EXERCISE AIM: Starting at the first line of the data below, retype every line up to and including the one containing "plt.rcParams['font.family'] = ['Liberation".

COLLECTED MATERIAL:
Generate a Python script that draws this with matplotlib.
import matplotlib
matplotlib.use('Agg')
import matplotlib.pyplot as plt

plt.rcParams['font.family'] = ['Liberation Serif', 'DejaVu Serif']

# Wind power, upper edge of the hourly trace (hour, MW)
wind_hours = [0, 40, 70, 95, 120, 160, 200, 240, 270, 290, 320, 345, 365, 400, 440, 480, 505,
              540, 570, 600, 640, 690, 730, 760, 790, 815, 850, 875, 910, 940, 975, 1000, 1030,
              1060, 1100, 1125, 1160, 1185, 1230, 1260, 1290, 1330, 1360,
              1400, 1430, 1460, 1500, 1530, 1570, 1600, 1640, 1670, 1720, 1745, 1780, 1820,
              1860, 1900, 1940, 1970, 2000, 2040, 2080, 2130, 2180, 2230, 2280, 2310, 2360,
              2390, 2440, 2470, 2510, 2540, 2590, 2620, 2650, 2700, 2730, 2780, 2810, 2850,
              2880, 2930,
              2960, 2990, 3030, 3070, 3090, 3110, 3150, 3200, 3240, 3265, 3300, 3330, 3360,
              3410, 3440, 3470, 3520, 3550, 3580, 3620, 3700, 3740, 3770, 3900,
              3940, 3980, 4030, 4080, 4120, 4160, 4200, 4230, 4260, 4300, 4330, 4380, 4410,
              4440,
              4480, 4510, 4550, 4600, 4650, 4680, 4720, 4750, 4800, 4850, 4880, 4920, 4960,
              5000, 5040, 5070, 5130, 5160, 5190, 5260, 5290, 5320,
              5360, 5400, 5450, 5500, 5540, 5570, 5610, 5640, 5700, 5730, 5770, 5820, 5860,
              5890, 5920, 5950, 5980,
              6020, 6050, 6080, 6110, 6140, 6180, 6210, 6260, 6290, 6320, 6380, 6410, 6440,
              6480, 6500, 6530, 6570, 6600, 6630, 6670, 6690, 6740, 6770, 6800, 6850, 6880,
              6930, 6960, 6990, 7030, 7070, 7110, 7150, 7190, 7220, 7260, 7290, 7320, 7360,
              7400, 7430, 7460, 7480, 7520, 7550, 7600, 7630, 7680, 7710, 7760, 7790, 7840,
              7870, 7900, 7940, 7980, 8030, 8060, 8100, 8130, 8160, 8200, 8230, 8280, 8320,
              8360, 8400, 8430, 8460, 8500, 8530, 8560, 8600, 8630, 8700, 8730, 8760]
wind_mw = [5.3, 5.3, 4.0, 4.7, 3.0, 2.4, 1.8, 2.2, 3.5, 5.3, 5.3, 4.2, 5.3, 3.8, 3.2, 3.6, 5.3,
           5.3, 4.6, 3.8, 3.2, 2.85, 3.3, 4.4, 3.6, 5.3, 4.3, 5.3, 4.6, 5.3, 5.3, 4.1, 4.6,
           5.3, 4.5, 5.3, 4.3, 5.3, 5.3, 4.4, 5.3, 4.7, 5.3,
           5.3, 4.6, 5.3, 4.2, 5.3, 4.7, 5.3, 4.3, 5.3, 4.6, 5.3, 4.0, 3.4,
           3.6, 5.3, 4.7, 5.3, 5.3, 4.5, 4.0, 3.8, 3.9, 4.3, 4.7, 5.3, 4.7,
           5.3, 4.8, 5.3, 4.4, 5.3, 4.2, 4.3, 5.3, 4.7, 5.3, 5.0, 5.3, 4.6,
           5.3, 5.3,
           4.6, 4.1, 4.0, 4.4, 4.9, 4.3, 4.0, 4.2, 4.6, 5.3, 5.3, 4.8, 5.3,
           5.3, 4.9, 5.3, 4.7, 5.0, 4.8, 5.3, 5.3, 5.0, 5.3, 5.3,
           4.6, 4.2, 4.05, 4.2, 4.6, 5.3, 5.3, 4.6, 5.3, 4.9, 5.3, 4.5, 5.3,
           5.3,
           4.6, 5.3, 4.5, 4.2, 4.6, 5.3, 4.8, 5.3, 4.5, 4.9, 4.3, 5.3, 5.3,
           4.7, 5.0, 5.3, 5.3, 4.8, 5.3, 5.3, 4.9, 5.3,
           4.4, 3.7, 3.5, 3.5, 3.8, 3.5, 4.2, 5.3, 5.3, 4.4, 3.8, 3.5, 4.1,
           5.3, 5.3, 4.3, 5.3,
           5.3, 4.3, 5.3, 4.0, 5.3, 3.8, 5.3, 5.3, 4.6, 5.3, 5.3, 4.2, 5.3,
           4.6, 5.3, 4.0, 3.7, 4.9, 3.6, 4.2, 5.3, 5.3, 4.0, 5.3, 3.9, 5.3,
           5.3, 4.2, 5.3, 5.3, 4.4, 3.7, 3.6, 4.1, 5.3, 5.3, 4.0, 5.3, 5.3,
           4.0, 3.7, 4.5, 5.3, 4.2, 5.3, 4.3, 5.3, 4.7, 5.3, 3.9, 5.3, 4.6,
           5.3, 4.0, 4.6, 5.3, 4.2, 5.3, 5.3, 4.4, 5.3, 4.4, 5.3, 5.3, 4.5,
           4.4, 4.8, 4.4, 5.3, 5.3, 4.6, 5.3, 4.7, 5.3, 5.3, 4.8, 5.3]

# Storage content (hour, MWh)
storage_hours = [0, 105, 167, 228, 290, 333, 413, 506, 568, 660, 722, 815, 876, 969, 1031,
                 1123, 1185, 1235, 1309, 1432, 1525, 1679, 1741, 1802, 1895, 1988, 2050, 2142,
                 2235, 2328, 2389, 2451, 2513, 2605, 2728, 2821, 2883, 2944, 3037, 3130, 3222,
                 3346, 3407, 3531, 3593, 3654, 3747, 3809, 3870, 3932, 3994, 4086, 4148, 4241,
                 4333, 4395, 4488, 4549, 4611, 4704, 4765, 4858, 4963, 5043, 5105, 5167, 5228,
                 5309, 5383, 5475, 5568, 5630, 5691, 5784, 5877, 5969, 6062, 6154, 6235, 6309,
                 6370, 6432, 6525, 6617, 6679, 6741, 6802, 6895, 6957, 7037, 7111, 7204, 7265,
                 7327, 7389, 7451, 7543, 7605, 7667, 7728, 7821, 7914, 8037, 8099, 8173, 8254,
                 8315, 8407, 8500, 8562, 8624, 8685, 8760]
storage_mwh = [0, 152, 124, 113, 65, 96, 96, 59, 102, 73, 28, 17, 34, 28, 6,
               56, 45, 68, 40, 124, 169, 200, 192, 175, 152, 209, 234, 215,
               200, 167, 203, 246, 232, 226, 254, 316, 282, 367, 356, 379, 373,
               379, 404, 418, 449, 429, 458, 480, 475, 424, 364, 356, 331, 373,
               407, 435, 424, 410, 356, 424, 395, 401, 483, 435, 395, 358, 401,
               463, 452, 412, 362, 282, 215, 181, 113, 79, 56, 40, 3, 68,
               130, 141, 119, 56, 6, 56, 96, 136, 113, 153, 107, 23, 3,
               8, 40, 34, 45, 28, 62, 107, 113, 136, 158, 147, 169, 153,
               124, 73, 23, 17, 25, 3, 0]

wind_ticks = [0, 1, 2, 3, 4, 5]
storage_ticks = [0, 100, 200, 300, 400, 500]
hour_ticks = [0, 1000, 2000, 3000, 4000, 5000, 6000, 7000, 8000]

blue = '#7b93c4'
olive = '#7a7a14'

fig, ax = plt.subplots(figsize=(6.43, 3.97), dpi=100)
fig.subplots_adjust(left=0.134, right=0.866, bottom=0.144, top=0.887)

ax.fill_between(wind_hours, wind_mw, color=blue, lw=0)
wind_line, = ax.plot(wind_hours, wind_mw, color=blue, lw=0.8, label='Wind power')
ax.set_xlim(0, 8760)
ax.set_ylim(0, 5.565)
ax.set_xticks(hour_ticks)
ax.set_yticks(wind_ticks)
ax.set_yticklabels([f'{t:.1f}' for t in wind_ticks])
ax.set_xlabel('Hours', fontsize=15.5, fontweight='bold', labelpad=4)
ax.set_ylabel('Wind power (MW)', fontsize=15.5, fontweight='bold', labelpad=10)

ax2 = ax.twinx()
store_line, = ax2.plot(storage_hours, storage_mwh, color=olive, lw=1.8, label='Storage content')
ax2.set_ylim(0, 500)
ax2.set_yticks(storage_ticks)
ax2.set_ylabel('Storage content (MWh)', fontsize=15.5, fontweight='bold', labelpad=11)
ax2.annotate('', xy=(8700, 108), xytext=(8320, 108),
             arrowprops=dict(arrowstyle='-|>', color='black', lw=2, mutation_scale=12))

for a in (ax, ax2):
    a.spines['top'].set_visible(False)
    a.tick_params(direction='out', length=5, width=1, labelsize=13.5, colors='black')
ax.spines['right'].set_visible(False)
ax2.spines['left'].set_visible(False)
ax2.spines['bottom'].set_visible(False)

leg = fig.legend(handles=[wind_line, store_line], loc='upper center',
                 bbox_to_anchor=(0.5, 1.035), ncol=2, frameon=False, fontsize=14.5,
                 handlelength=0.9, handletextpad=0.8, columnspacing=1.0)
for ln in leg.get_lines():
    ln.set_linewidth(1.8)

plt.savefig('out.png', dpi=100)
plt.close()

ANSWER:
Generate a Python script that draws this with matplotlib.
import matplotlib
matplotlib.use('Agg')
import matplotlib.pyplot as plt

plt.rcParams['font.family'] = ['Liberation Serif', 'DejaVu Serif']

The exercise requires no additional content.